## GOAL OF THE EXERCISE
Without the pictures, output the lines of the material from the very first through the one that holds "from bokeh.resources import INLINE".

## DATASET CONTENT
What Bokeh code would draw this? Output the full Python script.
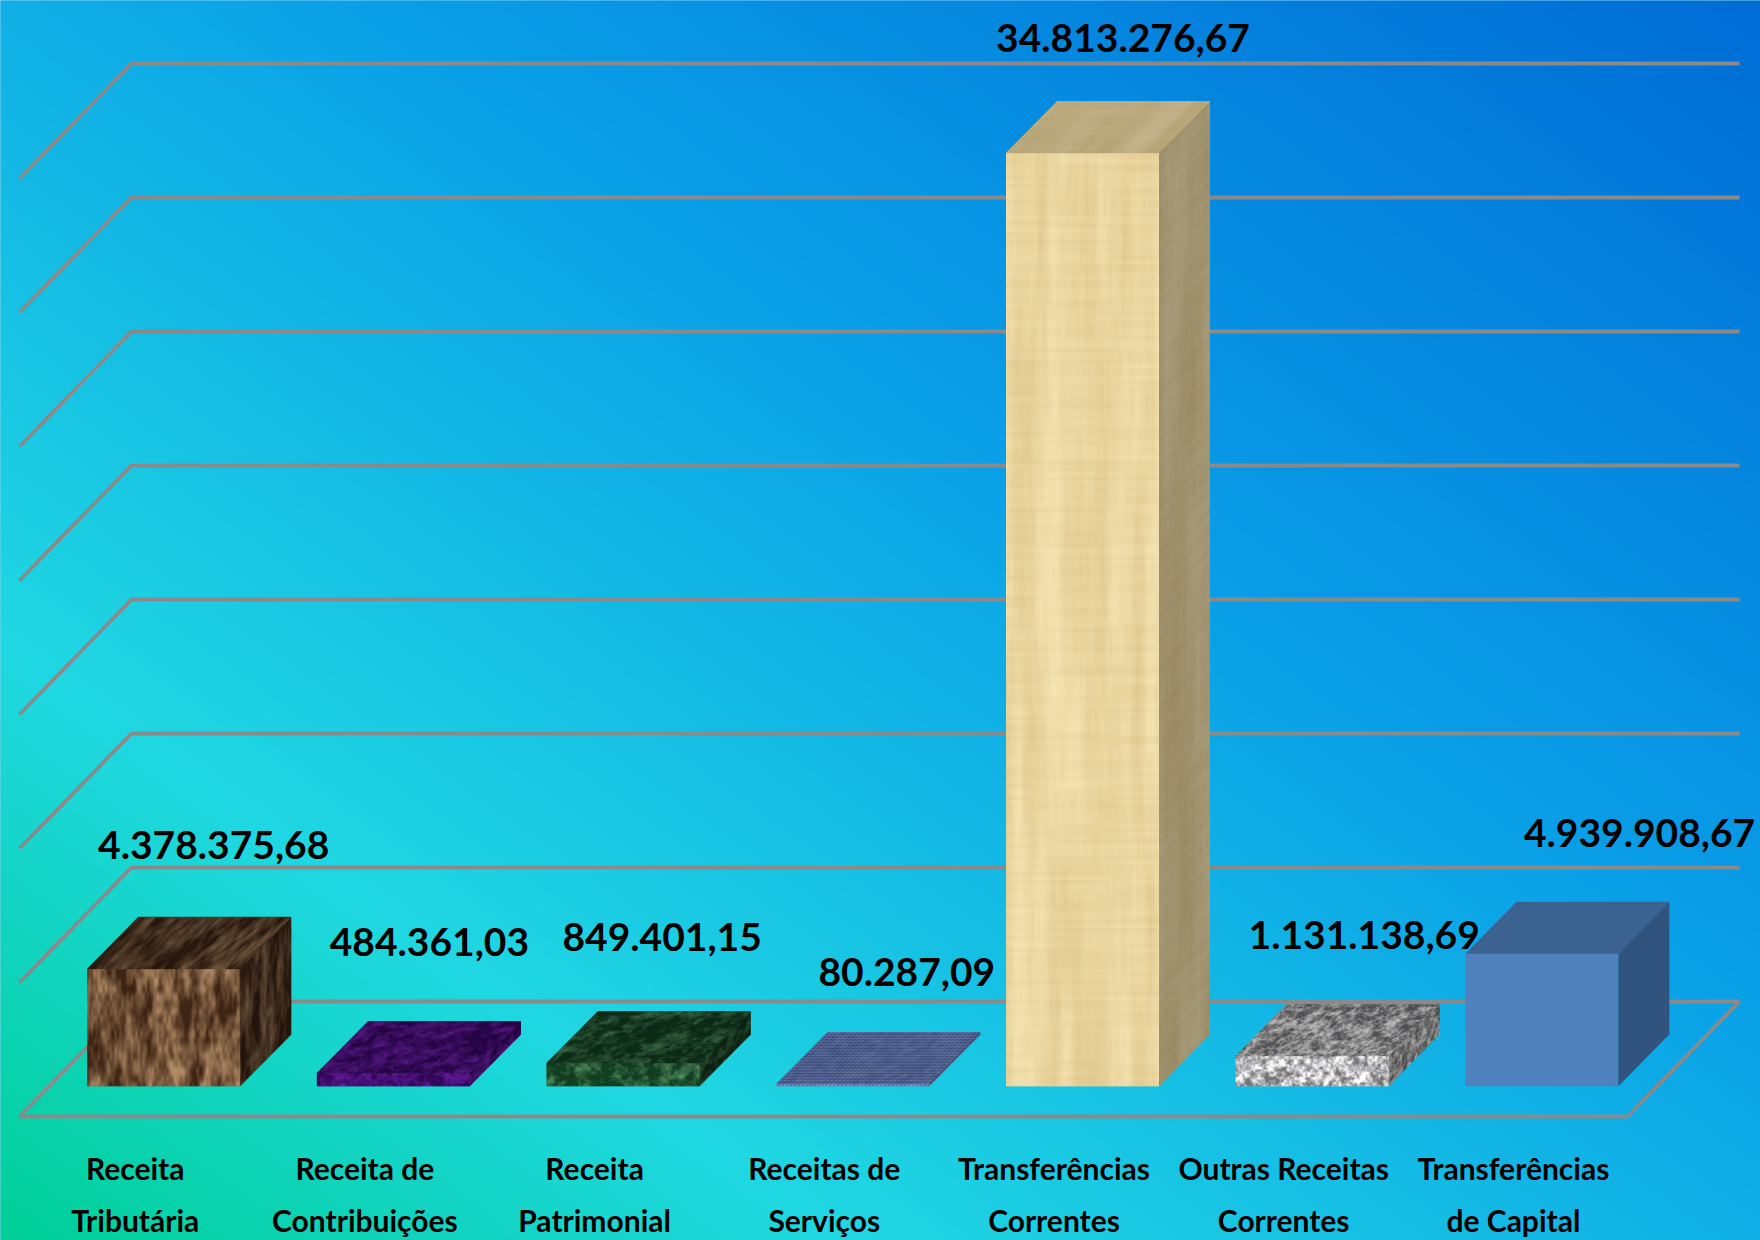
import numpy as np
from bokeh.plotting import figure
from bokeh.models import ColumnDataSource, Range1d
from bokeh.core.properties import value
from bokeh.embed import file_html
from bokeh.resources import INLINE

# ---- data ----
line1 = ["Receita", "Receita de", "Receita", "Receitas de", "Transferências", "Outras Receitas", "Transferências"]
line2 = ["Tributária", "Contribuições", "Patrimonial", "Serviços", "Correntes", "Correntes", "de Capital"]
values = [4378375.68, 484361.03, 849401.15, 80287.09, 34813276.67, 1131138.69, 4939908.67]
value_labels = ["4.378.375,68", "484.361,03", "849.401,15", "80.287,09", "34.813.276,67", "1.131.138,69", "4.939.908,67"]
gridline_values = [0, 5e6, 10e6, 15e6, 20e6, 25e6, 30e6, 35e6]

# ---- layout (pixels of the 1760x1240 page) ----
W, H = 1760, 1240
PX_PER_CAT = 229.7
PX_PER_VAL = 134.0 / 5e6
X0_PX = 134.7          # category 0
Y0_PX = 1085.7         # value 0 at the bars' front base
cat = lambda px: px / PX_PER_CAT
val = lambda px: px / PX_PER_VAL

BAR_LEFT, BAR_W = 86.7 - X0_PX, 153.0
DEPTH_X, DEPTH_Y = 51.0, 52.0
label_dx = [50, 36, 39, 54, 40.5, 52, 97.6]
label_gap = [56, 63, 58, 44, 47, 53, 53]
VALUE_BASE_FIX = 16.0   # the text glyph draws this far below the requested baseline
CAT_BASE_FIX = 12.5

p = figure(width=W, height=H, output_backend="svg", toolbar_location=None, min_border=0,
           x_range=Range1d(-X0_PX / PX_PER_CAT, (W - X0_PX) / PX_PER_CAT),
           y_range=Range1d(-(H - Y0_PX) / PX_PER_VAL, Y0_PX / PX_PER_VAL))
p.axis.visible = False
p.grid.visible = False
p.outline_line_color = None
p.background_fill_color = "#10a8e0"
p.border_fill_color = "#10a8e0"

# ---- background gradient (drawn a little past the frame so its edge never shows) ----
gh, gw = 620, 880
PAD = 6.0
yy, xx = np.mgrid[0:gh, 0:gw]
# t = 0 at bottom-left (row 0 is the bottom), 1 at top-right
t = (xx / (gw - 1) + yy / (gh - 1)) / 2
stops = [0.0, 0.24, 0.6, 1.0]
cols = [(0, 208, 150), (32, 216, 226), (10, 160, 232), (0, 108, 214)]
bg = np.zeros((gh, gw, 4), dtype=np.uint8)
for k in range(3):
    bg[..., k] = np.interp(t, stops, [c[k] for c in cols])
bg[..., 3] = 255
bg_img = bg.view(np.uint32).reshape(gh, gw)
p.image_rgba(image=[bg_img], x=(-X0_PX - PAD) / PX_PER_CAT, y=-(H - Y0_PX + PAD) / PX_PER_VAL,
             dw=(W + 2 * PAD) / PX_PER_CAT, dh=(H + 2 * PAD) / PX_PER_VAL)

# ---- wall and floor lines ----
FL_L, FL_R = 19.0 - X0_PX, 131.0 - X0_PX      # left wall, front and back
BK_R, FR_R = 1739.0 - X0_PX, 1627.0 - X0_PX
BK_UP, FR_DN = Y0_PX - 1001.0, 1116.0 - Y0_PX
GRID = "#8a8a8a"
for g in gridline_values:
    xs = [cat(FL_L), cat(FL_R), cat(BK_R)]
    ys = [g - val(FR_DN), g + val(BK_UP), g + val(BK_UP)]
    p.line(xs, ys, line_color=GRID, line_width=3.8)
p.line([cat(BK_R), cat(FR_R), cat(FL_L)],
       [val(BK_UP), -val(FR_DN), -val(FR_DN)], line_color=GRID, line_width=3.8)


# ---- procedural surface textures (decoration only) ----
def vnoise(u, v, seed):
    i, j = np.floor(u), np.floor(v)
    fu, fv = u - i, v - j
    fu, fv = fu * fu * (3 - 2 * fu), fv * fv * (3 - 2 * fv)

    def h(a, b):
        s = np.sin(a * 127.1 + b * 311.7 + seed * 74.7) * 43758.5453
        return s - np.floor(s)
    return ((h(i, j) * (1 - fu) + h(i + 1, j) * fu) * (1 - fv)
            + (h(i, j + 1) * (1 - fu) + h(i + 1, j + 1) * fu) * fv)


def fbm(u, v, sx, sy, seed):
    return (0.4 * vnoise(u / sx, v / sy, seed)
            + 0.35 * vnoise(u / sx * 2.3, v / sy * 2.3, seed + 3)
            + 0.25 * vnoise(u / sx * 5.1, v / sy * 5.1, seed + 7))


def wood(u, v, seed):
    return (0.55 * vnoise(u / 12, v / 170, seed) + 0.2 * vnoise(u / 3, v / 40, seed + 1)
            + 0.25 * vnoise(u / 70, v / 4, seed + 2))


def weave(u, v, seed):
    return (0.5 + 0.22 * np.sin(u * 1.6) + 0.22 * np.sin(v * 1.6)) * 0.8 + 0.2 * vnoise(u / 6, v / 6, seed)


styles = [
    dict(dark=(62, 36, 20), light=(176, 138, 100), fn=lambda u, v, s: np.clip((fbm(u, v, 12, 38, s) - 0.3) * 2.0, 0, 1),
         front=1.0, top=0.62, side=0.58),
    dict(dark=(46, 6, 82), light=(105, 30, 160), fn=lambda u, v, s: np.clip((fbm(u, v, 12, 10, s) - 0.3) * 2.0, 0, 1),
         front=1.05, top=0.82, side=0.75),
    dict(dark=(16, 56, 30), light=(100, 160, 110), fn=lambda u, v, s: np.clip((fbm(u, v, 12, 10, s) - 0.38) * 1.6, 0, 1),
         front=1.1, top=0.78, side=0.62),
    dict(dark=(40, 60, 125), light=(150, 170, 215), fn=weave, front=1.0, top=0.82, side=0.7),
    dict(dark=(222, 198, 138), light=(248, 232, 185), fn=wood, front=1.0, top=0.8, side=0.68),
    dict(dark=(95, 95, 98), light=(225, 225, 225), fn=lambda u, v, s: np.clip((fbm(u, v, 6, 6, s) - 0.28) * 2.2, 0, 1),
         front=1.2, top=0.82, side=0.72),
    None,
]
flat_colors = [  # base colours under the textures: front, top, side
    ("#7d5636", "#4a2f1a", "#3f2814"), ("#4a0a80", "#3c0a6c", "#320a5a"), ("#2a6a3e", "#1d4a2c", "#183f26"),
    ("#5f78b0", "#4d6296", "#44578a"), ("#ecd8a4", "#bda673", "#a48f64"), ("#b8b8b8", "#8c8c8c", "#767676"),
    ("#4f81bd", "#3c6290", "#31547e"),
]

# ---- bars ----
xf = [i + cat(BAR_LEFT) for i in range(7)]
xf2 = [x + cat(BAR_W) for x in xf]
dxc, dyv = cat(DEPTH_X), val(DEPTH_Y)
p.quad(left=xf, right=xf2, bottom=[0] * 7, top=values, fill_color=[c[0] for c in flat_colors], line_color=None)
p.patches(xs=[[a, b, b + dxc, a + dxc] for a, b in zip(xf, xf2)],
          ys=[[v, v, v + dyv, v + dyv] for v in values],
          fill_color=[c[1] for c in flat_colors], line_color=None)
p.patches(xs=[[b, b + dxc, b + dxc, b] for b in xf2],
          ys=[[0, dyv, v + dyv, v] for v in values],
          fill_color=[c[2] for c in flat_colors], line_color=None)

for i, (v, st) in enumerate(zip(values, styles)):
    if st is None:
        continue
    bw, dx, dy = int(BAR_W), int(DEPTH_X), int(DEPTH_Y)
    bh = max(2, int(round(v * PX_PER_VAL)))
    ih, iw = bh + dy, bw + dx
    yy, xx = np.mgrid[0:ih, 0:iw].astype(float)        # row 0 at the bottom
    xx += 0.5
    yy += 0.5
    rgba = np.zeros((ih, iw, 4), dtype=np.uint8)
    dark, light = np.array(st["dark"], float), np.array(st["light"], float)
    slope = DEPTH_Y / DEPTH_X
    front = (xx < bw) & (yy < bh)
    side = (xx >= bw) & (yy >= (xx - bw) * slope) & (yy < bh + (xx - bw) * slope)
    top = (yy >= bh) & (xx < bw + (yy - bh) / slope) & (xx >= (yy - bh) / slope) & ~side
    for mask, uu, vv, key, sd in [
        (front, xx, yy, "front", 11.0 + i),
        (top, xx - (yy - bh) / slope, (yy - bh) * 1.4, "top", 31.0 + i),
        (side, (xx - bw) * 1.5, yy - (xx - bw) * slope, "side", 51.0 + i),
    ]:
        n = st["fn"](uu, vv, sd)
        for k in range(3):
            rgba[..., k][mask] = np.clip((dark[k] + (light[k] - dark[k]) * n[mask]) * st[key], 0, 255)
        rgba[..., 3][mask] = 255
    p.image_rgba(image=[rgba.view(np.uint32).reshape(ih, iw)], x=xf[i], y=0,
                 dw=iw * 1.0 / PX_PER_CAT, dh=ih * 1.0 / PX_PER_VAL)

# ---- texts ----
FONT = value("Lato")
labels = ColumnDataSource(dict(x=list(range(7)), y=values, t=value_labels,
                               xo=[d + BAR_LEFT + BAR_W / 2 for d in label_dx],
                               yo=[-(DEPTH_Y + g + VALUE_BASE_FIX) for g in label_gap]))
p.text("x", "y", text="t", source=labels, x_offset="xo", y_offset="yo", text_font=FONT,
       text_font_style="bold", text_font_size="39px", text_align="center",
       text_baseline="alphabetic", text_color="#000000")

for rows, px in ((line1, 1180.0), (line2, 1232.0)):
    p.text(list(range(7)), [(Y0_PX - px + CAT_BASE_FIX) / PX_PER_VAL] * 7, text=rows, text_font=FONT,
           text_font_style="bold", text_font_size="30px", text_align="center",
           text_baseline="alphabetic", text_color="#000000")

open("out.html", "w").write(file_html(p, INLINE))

## SOLUTION FOR THIS PROBLEM
What Bokeh code would draw this? Output the full Python script.
import numpy as np
from bokeh.plotting import figure
from bokeh.models import ColumnDataSource, Range1d
from bokeh.core.properties import value
from bokeh.embed import file_html
from bokeh.resources import INLINE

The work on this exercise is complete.